- [Problem to work on]
Leave out the pictures, and return only the lines running from the one that contains "Rebuild this chart" to the one that contains "0.387, 0.388, 0.388];", both included, exactly as they appear.

========================

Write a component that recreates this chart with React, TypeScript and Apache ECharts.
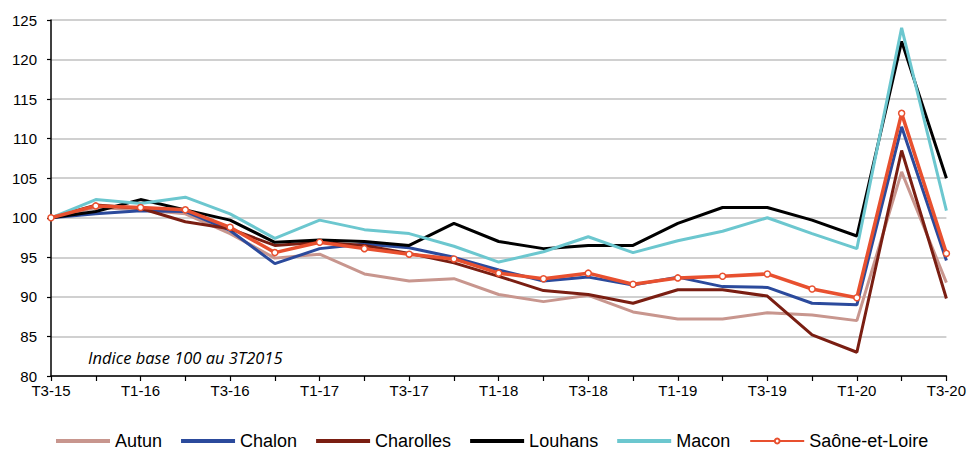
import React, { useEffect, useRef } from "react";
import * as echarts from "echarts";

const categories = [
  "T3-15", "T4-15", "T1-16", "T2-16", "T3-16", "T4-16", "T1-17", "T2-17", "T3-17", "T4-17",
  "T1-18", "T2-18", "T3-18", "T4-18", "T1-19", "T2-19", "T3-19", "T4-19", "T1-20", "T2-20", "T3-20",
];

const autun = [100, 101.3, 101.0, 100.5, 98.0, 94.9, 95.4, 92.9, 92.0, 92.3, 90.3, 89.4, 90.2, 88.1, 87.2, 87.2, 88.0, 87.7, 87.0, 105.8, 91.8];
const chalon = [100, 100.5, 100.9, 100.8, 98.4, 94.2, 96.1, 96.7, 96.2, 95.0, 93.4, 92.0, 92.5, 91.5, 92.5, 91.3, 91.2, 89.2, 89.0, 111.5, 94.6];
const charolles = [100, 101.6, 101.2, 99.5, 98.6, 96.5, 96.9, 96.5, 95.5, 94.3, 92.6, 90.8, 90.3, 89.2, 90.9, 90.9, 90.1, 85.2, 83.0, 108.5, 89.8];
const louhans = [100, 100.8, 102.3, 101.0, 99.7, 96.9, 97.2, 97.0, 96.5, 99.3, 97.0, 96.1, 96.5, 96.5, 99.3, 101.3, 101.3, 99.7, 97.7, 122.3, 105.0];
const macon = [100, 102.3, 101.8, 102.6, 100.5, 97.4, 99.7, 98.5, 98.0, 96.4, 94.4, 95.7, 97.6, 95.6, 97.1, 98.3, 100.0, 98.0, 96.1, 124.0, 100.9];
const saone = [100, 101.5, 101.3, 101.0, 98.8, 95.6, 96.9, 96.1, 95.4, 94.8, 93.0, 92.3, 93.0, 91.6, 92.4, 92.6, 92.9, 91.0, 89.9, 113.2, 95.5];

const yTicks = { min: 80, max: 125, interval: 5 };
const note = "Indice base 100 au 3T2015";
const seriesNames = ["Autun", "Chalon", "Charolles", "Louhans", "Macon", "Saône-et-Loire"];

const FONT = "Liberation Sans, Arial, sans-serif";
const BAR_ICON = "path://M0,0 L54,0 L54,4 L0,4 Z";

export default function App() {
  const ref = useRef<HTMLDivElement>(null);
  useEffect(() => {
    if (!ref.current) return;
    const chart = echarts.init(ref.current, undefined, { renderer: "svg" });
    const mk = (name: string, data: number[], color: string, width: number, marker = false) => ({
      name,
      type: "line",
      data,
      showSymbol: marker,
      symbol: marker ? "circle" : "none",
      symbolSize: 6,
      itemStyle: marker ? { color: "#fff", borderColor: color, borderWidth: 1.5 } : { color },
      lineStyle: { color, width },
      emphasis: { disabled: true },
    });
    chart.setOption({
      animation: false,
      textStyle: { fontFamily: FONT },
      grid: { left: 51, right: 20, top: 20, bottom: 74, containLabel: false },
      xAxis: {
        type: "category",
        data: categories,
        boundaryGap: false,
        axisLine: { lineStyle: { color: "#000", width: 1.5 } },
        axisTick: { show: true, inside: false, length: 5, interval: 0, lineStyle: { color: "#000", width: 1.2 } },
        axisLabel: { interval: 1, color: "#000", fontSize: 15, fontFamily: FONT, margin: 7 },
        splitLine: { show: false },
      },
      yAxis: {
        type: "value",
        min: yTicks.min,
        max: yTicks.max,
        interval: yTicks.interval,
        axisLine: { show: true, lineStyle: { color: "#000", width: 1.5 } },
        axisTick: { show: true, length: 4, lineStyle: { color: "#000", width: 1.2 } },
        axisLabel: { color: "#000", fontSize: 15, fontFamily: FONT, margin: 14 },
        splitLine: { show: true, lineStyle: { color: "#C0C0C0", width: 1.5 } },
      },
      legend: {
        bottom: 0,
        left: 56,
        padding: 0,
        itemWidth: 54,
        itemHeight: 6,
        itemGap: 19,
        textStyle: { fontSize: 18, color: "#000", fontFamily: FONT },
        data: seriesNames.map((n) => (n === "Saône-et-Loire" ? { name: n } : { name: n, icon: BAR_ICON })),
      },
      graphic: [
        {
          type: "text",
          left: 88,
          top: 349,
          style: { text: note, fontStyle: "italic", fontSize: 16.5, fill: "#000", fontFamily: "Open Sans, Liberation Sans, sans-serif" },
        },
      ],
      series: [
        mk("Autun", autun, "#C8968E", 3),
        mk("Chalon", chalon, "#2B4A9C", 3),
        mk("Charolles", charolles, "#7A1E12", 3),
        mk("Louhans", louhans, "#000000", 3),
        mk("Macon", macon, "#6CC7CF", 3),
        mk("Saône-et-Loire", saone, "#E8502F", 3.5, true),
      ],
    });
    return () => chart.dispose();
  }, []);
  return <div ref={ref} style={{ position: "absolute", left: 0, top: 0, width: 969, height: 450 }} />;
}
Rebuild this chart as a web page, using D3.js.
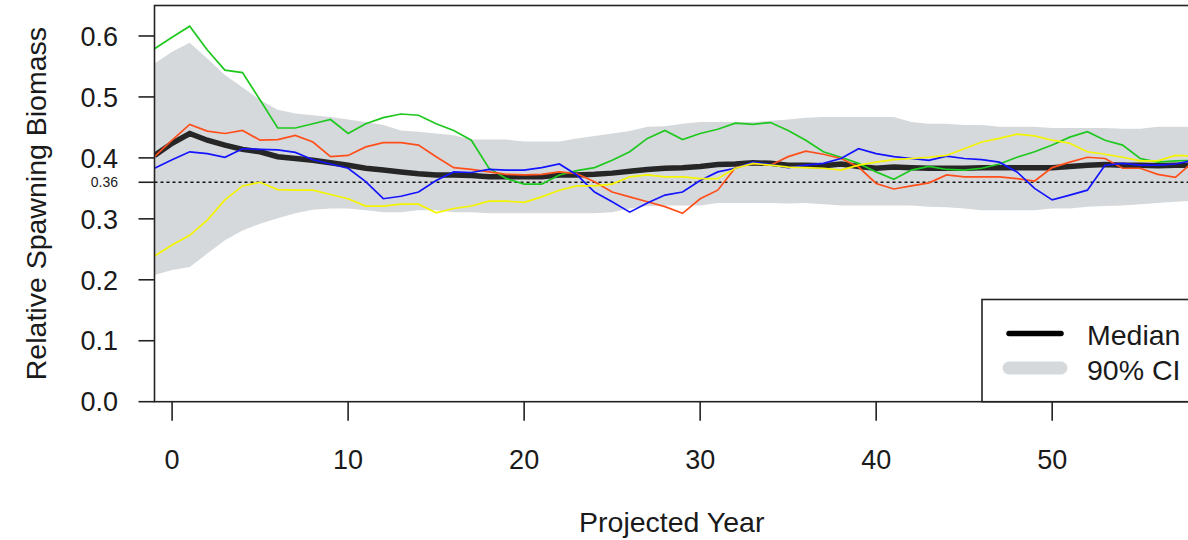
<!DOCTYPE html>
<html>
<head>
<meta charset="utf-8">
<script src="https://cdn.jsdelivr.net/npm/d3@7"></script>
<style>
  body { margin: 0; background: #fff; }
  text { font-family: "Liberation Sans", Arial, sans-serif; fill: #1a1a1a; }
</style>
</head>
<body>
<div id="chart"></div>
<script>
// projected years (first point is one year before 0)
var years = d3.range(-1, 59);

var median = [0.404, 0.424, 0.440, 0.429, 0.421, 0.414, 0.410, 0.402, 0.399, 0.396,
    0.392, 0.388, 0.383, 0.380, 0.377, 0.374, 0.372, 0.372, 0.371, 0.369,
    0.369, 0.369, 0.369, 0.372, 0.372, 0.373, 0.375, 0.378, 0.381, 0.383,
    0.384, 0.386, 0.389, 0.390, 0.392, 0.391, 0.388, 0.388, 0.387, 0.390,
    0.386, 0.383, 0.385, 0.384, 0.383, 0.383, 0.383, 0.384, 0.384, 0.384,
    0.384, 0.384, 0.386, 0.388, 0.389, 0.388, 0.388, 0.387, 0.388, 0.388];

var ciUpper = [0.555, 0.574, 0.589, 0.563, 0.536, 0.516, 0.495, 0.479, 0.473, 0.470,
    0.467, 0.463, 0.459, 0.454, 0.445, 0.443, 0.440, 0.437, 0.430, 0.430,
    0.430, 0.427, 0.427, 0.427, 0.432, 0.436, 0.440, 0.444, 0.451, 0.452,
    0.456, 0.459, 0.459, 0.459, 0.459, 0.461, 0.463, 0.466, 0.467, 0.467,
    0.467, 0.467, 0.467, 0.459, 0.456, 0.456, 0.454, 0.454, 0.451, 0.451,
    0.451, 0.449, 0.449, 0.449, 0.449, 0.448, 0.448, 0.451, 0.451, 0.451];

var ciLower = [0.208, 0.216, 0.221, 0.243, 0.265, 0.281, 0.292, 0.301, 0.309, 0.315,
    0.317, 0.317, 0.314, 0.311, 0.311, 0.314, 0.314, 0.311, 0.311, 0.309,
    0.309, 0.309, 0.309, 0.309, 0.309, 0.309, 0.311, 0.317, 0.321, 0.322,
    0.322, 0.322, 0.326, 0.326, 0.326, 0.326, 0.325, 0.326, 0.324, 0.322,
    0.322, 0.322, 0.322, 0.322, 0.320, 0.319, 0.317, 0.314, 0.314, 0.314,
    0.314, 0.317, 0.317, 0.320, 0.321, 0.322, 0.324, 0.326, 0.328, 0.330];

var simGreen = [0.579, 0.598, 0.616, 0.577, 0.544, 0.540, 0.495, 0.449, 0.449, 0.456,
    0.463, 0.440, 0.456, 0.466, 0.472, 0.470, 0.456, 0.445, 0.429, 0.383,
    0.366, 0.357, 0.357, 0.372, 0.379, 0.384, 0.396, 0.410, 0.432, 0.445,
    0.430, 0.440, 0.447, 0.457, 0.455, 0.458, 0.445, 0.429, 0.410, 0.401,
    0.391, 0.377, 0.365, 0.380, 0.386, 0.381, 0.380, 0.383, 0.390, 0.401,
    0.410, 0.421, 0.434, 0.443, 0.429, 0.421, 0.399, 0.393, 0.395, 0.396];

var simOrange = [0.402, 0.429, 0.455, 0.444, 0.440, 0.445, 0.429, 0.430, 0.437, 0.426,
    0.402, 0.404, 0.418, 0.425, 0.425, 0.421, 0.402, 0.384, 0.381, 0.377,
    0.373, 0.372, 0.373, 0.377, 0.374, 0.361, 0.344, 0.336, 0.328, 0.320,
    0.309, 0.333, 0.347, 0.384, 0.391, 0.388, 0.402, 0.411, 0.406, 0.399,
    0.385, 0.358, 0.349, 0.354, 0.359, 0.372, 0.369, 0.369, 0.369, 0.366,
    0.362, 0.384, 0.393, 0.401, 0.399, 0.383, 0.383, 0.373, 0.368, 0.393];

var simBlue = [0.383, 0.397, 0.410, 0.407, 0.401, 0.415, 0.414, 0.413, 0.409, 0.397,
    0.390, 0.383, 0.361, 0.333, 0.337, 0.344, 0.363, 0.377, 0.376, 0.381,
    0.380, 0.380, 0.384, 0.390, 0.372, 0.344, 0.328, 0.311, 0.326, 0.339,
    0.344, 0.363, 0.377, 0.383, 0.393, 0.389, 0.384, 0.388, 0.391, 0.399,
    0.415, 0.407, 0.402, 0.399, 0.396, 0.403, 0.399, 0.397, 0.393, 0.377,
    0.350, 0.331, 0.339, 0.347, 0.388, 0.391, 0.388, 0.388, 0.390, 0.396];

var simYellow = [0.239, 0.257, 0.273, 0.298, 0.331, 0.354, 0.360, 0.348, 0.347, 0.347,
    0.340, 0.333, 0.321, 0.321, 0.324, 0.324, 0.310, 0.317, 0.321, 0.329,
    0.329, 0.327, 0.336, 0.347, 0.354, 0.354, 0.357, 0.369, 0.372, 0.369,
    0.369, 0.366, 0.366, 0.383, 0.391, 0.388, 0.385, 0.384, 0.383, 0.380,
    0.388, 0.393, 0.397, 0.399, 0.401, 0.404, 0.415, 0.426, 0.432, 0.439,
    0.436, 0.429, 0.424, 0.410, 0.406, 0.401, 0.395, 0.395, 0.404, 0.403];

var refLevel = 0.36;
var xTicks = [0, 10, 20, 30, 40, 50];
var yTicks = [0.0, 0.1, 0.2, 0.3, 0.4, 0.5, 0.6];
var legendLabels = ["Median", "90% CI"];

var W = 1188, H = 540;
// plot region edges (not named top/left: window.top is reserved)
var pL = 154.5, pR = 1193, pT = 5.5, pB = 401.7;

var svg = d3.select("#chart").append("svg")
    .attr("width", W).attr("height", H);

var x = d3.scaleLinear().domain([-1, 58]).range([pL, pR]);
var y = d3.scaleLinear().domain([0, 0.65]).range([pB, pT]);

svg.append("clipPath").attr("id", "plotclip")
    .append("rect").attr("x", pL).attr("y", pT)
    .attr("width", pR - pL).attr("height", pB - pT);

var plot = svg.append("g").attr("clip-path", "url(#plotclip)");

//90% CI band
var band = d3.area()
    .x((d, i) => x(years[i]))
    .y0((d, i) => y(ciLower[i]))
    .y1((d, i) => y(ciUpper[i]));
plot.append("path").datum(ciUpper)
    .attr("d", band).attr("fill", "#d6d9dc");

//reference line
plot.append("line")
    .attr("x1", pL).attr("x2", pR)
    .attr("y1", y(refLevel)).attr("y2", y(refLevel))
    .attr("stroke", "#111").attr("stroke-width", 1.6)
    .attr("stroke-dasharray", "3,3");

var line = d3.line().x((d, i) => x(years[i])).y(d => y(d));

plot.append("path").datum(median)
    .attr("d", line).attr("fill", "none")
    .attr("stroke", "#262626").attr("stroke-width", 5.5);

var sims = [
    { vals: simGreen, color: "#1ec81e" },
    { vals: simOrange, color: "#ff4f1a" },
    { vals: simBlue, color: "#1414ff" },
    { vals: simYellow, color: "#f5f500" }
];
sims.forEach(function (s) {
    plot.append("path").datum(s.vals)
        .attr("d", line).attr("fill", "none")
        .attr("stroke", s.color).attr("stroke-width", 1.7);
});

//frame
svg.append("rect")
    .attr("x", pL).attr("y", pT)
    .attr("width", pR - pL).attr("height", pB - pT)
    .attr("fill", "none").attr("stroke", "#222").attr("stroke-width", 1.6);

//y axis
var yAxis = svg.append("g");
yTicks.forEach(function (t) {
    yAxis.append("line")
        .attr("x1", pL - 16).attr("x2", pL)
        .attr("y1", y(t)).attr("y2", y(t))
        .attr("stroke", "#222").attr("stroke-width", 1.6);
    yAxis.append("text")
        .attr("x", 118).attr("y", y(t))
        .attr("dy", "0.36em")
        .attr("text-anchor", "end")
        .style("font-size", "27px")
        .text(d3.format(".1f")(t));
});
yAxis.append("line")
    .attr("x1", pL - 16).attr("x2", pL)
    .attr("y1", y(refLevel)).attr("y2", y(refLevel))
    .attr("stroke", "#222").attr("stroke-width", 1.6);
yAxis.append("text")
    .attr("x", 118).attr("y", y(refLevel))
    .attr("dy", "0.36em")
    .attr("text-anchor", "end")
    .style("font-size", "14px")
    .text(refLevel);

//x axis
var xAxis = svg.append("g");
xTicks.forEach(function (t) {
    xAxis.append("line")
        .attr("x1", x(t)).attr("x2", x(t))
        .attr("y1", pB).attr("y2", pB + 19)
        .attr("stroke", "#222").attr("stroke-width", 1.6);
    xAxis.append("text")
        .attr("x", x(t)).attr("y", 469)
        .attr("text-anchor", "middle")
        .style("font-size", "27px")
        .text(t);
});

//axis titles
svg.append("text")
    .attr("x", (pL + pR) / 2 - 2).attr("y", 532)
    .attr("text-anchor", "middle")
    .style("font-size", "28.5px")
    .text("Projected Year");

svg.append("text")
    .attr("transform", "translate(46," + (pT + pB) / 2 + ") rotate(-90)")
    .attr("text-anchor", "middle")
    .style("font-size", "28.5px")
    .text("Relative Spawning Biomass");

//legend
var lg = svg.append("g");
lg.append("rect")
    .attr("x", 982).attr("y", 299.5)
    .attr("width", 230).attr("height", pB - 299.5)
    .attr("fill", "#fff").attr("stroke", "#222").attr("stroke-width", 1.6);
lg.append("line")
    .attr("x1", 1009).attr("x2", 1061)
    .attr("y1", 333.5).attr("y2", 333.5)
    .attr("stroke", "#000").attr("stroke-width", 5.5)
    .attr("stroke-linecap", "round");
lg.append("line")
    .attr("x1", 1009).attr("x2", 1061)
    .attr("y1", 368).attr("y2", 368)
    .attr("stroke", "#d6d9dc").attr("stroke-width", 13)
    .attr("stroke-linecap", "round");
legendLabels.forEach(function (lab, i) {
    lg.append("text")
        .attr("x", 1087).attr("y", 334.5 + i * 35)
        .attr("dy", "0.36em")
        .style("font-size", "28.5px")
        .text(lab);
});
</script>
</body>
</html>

========================

- [Task output]
Rebuild this chart as a web page, using D3.js.
<!DOCTYPE html>
<html>
<head>
<meta charset="utf-8">
<script src="https://cdn.jsdelivr.net/npm/d3@7"></script>
<style>
  body { margin: 0; background: #fff; }
  text { font-family: "Liberation Sans", Arial, sans-serif; fill: #1a1a1a; }
</style>
</head>
<body>
<div id="chart"></div>
<script>
// projected years (first point is one year before 0)
var years = d3.range(-1, 59);

var median = [0.404, 0.424, 0.440, 0.429, 0.421, 0.414, 0.410, 0.402, 0.399, 0.396,
    0.392, 0.388, 0.383, 0.380, 0.377, 0.374, 0.372, 0.372, 0.371, 0.369,
    0.369, 0.369, 0.369, 0.372, 0.372, 0.373, 0.375, 0.378, 0.381, 0.383,
    0.384, 0.386, 0.389, 0.390, 0.392, 0.391, 0.388, 0.388, 0.387, 0.390,
    0.386, 0.383, 0.385, 0.384, 0.383, 0.383, 0.383, 0.384, 0.384, 0.384,
    0.384, 0.384, 0.386, 0.388, 0.389, 0.388, 0.388, 0.387, 0.388, 0.388];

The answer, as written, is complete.